Over the last couple of years, as we have witnessed a growing number of bank mergers and acquisitions (M&As), federal bank regulators increasingly have issued conditional approvals that require banks to develop and implement Community Reinvestment Act (CRA) plans. The CRA is a federal law that encourages depository institutions insured by the Federal Deposit Insurance Corporation (FDIC), such as national banks and savings associations and state-chartered commercial and savings banks, to serve the financial and credit needs of all communities in which they are chartered, including low- and moderate-income (LMI) people and communities.
The growing use of conditional approvals is a very positive development and one which provides opportunities for community groups serving LMI people and communities and other underserved populations, such as people with disabilities, to share information about community needs and to request that the CRA plans include specific kinds and levels of lending, investments, products, and services to meet those needs. When CRA plans are required as a condition of the approval, the regulator retains jurisdiction to ensure that banks follow through.
The National Community Reinvestment Coalition (NCRC) and its members have lead several recent efforts to obtain conditional approvals and negotiate strong CRA plans, including plans developed in connection with the Key Bank acquisition of First Niagara and the Huntington Bank acquisition of First Merit. Those CRA plans will result in $16.5 billion and $16 billion, respectively, in lending, investments, and retail services to LMI communities.
NCRC members have also advocated for conditional approvals of M&As and negotiated CRA plans with smaller banks in various regions across the country. For example, California Reinvestment Coalition (CRC) and other NCRC members convinced the Office of the Comptroller of the Currency (OCC) to issue a conditional approval in 2015 of CIT’s merger into One West Bank, which requires CIT to develop and implement a CRA plan with community input. In that case, however, community leaders were not satisfied that the plan put forth by CIT adequately reflected community input. The Metropolitan St. Louis Equal Housing and Community Reinvestment Alliance and Woodstock Institute obtained a conditional approval in 2014 from the Federal Reserve of the Effingham, Illinois-based Midland States Bank acquisition of Heartland Bank, which not only incorporates a strong CRA plan but also requires the bank to establish a branch in an underserved, predominantly African American neighborhood of St, Louis, a loan office in the St. Louis region, and a branch in Joliet, Illinois. Those CRA plans will result in $16.5 billion and $16.1 billion, respectively, in lending, investments, and retail services to LMI communities.

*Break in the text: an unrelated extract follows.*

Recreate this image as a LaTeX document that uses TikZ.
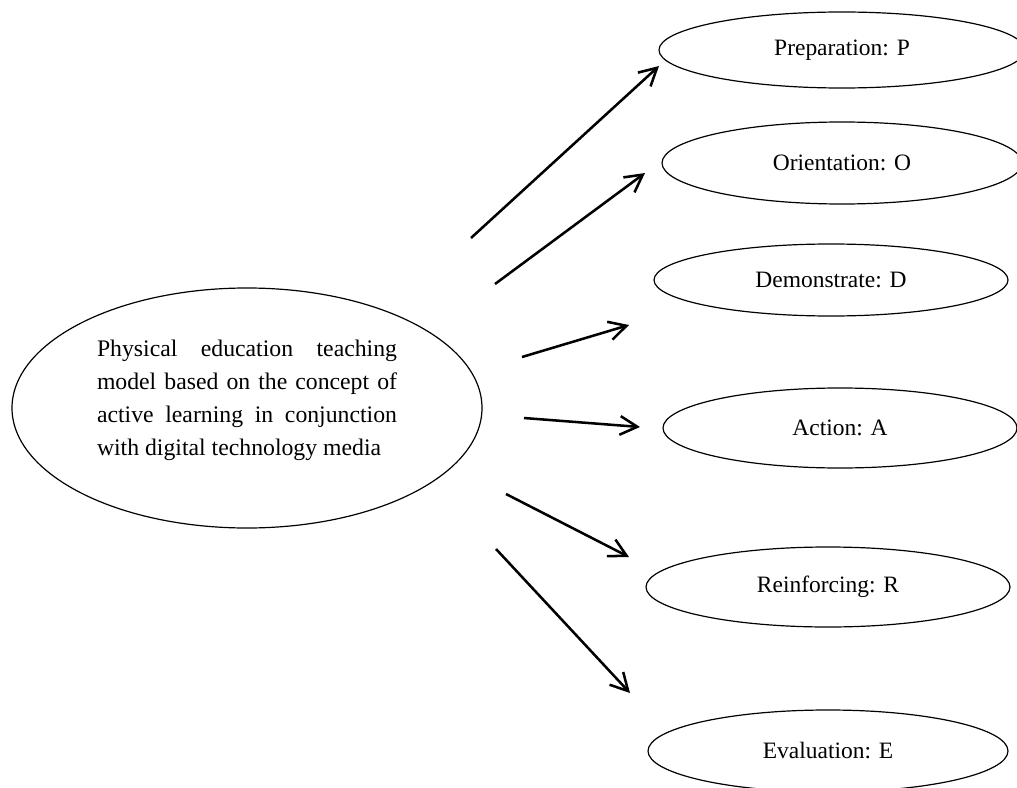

More recently, the OCC issued a conditional approval in July 2016 of MB Financial’s acquisition of American Chartered in Illinois, which requires MB to develop a CRA plan with community input by October 19, 2016. Woodstock Institute and over a dozen Midwest community groups have repeatedly requested an opportunity to meet with MB Financial to provide input about community needs for its CRA plan but, to date, MB has refused to meet.
Woodstock Institute applauds the OCC, Federal Reserve, and FDIC for their efforts to require strong CRA plans with community input and measurable outcomes for serving the needs of LMI people and communities. In cases where banks put forth weak CRA plans that do not reflect community input, this may indicate poor management by bank leadership. In such cases, we expect the regulators to hold the bank management’s feet to the fire.